On 15 June 2018, the Swiss parliament adopted the Swiss Financial Services Act (FinSA) and the Swiss Financial Institutions Act (FinIA). On 24 October 2018, the Swiss Federal Council opened a consultation process regarding the three ordinances implementing these acts, the Financial Services Ordinance (FinSO), the Financial Institutions Ordinance (FinIO) and the Supervisory Organisation Ordinance (SOO), which will last until 6 February 2019. The two acts are expected to enter into force together with the ordinances on 1 January 2020 and will introduce an entirely new regulatory framework governing the Swiss financial markets. Among other provisions, FinSA provides for a general obligation to prepare a prospectus in connection with public offerings of securities and their admission to trading on a trading venue as well as for an ex ante review and approval process by a Review Board. It also provides for an obligation to prepare a key information document in connection with the offering of certain financial instruments to retail investors.

New Duty to Prepare and Obtain Approval of Prospectuses

Until now, Swiss prospectus requirements were incomplete and partially outdated. The duty to prepare an issuance prospectus was based on private law rules in the Swiss Code of Obligations and was not enforced by a public authority. Except for issuers listed at Swiss stock exchanges, there was no obligation to file or obtain the approval for a prospectus under Swiss law. FinSA takes on the model of the EU-Prospectus Regulation and introduces into Swiss law a regulatory obligation to prepare a prospectus in connection with any public offering of securities or the admission of securities to trading on a trading venue. This entails a radical change in the Swiss regulatory regime, where securities offerings were previously only subject to limited disclosure requirements in connection with the issuance of new securities and more extensive ones applying to a listing in Switzerland. Under the new regime, all prospectuses will be subject to an approval process, carried out ex ante, as a rule, under a new regulatory body, the Review Board (Prüfstelle), which will review them for formal completeness, consistency and clarity.

Scope and Exemptions

The obligation to prepare a prospectus will be triggered by a public offering to subscribe or purchase securities as well as by the admission to trading of securities on a Swiss trading venue. It will therefore cover both primary and secondary market offerings and will apply not only to the issuer but to any person who makes a public offer or seeks the admission to trading of a security. From a territorial perspective, only public offerings in Switzerland and admission to trading on a Swiss trading venue will be subject to the act. In contrast, foreign offerings will not be subject to this obligation, even if they relate to securities issued by Swiss issuers.

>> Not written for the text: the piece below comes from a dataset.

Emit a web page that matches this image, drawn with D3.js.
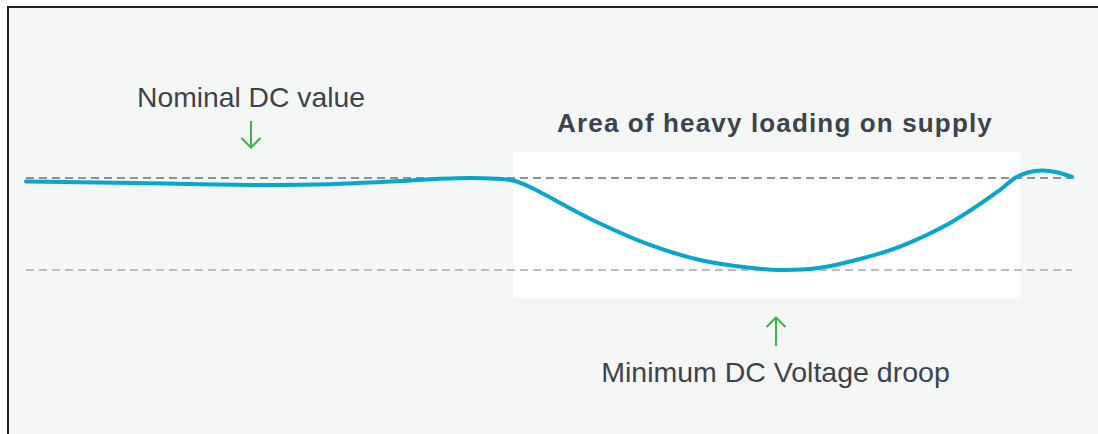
<!DOCTYPE html>
<html>
<head>
<meta charset="utf-8">
<script src="https://cdn.jsdelivr.net/npm/d3@7/dist/d3.min.js"></script>
<style>
  html, body { margin: 0; padding: 0; background: #ffffff; }
  svg { display: block; }
  text { font-family: "Liberation Sans", Arial, Helvetica, sans-serif; fill: #3b444e; }
</style>
</head>
<body>
<svg id="chart" width="1098" height="434"></svg>
<script>
// ---- data (time in arbitrary units, voltage in % of nominal) ----
const times    = [0, 124, 244, 304, 374, 414, 444, 469, 489, 507, 537, 574, 624, 674, 724, 754, 794, 834, 874, 924, 974, 989, 1002, 1016, 1032, 1046];
const voltage  = [99.62, 99.42, 99.24, 99.33, 99.67, 99.91, 100.0, 99.93, 99.67, 98.86, 97.12, 95.05, 92.72, 91.09, 90.24, 90.0, 90.24, 91.20, 92.55, 95.11, 98.70, 100.0, 100.60, 100.82, 100.60, 100.11];
const referenceLevels = [100, 90];          // nominal, minimum droop
const loadingWindow   = [487, 994];         // heavy-loading interval (time)
const loadingBand     = [86.96, 102.83];    // vertical extent of highlight (voltage)
const labels = {
  nominal: "Nominal DC value",
  minimum: "Minimum DC Voltage droop",
  title: "Area of heavy loading on supply"
};
const arrowTimes = { nominal: 225, minimum: 750 };

// ---- scales ----
const x = d3.scaleLinear().domain([0, 1046]).range([26, 1072]);
const y = d3.scaleLinear().domain([90, 100]).range([270, 178]);

const svg = d3.select("#chart");

// panel background with top/left border
svg.append("rect").attr("x", 7).attr("y", 6).attr("width", 1100).attr("height", 440).attr("fill", "#f5f7f7");
svg.append("path").attr("d", "M8,440 L8,7 L1100,7").attr("fill", "none").attr("stroke", "#1f1f1f").attr("stroke-width", 2);

// heavy loading highlight
svg.append("rect")
  .attr("x", x(loadingWindow[0]))
  .attr("y", y(loadingBand[1]))
  .attr("width", x(loadingWindow[1]) - x(loadingWindow[0]))
  .attr("height", y(loadingBand[0]) - y(loadingBand[1]))
  .attr("fill", "#ffffff");

// reference dashed lines
const refColors = ["#6a7077", "#a9abad"];
svg.selectAll("line.ref").data(referenceLevels).join("line")
  .attr("class", "ref")
  .attr("x1", x(0)).attr("x2", x(1046))
  .attr("y1", d => y(d)).attr("y2", d => y(d))
  .attr("stroke", (d, i) => refColors[i])
  .attr("stroke-width", 1.4)
  .attr("stroke-dasharray", "8,5");

// voltage curve
const pts = times.map((t, i) => [t, voltage[i]]);
svg.append("path")
  .datum(pts)
  .attr("fill", "none")
  .attr("stroke", "#06a7cd")
  .attr("stroke-width", 4)
  .attr("stroke-linecap", "round")
  .attr("d", d3.line().x(d => x(d[0])).y(d => y(d[1])).curve(d3.curveCatmullRom.alpha(0.5)));

// annotations
const green = "#3cb54b";
function arrow(cx, yTail, yTip) {
  const dir = yTip > yTail ? 1 : -1;
  const g = svg.append("g").attr("fill", "none").attr("stroke", green).attr("stroke-width", 2);
  g.append("line").attr("x1", cx).attr("x2", cx).attr("y1", yTail).attr("y2", yTip);
  g.append("polyline").attr("points",
    `${cx - 9.5},${yTip - dir * 9.5} ${cx},${yTip} ${cx + 9.5},${yTip - dir * 9.5}`)
    .attr("stroke-linejoin", "miter");
}
const nx = x(arrowTimes.nominal);
const mx = x(arrowTimes.minimum);
arrow(nx, y(100) - 57, y(100) - 30.5);
arrow(mx, y(90) + 76, y(90) + 47.5);

svg.append("text").attr("x", nx).attr("y", 107).attr("text-anchor", "middle")
  .attr("font-size", 28.3).text(labels.nominal);
svg.append("text").attr("x", mx - 0.5).attr("y", 382).attr("text-anchor", "middle")
  .attr("font-size", 28.5).text(labels.minimum);
svg.append("text").attr("x", 775).attr("y", 132).attr("text-anchor", "middle")
  .attr("font-size", 26).attr("font-weight", "bold").attr("letter-spacing", 1.15)
  .text(labels.title);
</script>
</body>
</html>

The term 'offer' is defined in FinSA to include any invitation to acquire financial instruments that includes sufficient information on the terms of the offering and the financial instrument. This definition also includes the transmission of offers, but will not extend to inquiries around a general investor interest in a security, through pre-sounding or 'testing the water'. The legislative material and the draft FinSO suggest that the term 'public offering' should be construed broadly. Any offer to an undetermined circle of persons will be deemed to be a public offering.

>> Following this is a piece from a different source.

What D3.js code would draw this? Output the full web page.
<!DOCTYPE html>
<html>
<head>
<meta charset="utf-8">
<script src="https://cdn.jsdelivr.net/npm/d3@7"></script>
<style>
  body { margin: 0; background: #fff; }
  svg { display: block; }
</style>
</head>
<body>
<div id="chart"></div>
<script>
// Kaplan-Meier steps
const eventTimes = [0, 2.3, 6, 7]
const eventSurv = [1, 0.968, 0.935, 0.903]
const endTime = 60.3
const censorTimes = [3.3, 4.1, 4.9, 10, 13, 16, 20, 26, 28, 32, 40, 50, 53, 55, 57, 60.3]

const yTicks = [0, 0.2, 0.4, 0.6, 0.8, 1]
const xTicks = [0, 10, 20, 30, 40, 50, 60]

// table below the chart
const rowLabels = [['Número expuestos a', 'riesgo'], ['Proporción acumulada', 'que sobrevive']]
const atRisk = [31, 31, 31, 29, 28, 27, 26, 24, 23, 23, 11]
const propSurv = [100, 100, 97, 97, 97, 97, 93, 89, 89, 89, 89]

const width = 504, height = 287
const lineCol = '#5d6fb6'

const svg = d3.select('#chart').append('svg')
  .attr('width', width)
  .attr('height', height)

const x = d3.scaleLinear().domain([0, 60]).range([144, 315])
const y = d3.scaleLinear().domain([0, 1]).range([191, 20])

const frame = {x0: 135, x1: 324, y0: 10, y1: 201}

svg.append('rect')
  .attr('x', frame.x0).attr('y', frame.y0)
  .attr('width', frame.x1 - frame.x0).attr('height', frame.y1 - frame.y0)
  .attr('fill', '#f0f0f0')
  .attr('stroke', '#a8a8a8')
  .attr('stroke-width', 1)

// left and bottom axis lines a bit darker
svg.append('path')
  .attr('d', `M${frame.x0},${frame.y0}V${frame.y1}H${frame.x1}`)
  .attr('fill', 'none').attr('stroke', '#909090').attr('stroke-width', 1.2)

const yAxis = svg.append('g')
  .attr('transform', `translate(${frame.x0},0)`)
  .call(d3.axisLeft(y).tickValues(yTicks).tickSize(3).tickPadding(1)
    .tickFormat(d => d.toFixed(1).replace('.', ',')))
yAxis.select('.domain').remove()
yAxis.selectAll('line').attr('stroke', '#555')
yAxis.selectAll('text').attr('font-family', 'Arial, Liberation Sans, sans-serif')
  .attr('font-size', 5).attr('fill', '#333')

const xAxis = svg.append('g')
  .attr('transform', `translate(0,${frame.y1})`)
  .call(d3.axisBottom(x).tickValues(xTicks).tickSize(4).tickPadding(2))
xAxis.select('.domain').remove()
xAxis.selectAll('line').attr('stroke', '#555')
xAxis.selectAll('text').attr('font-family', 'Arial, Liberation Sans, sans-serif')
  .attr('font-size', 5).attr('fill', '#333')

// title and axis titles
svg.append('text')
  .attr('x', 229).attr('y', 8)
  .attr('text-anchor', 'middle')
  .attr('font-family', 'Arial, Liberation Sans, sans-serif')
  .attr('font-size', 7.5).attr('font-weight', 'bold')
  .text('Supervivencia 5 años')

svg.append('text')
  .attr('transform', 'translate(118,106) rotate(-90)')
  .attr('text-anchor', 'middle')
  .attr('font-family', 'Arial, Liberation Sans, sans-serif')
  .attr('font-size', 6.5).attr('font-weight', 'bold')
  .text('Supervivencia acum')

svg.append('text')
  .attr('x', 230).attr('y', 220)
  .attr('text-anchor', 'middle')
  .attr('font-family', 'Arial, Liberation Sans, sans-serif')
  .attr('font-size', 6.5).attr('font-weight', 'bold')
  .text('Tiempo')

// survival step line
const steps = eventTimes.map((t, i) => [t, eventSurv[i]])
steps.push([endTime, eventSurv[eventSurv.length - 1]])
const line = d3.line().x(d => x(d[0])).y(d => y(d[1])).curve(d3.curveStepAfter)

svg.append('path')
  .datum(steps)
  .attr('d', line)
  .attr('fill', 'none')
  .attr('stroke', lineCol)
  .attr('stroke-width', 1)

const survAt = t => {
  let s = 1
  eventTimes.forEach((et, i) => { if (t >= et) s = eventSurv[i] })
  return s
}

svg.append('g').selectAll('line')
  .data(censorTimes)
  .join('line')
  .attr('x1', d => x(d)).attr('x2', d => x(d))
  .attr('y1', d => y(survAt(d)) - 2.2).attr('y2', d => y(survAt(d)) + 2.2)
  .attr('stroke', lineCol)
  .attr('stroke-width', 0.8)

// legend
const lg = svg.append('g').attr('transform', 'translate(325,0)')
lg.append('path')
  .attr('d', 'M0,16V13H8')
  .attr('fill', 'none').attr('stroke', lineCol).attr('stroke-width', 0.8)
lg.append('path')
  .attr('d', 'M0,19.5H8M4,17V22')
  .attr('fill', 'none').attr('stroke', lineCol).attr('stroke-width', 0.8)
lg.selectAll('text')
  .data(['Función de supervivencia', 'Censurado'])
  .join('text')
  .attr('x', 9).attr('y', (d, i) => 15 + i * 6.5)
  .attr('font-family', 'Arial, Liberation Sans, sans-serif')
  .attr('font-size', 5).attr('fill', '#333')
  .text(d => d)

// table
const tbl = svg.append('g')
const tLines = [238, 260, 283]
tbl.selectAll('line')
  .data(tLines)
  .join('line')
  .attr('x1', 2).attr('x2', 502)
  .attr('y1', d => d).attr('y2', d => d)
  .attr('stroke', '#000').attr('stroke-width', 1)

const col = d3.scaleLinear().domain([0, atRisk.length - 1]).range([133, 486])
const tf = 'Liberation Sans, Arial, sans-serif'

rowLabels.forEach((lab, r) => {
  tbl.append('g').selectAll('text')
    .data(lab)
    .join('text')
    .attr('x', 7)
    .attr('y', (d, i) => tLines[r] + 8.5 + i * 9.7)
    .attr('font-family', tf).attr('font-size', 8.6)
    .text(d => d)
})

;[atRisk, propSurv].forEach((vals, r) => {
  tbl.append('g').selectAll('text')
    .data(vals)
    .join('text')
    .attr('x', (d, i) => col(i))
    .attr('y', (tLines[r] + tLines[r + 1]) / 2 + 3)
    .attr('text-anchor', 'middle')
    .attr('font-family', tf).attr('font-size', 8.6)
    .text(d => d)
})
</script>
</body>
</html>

The obligation to prepare a prospectus will be subject to various exemptions modelled to a large extent on the EU Prospectus Regulation. Among others, public offers

  • to professional investors,
  • to fewer than 500 investors,
  • to investors who acquire securities for a consideration in excess of CHF 100,000
  • for securities with a denomination of more than CHF 100,000 or
  • raising less than CHF 8 million in total over a period of twelve months

will be exempt from the obligation to prepare a prospectus.

Similarly, various types of transactions with securities will be exempt from the obligation to issue a prospectus. This includes, among others, securities offered in connection with the exercise of options or conversion rights, securities offered to directors, executive management or employees, or stock dividends. Also securities offered or issued in connection with public takeovers, and various corporate transactions (e.g. mergers, spin-offs) are exempted, provided information that is equivalent to that required for a prospectus is available.

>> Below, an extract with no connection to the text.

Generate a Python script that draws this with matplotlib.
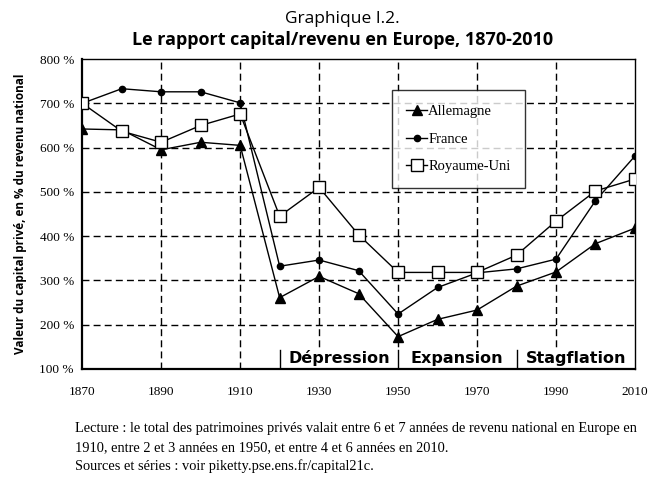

Furthermore, the FinSA provides for exemptions relating to the admission of trading for securities that are already admitted to trading on another trading venue in Switzerland or on a recognized foreign trading venue which is subject to appropriate regulation, supervision and transparency. Exemptions also apply to the admission of new securities of the same type as already admitted securities (i) of less than 20% during twelve months or (ii) issued in connection with the conversion of exchange of financial instruments or the exercise of rights related to such instruments.

Content of the Prospectus

In line with EU law and, to a large extent, the rules of the SIX Swiss Exchange, but marking a departure from the outdated rules of the Swiss Code of Obligations, FinSA provides that the prospectus must include information on:

  • the issuer, including its board, management, auditor and any other relevant body, the financial statements, and important prospects, risks and litigation;
  • the securities, namely the rights, obligations and risks associated with them, and;
  • the offering, including the placement and the estimated proceeds.

Furthermore, FinSA will require issuers to prepare a summary.

In this context, the draft FinSO includes five schedules detailing the minimum requirements concerning the content of the prospectus.

FinSA allows prospectuses to be issued in several parts, namely a registration document, a description of the securities and a summary. Furthermore, issuers, including banks and securities firms, will be allowed to issue securities under an offering program, based on a base prospectus that will be completed later with final terms.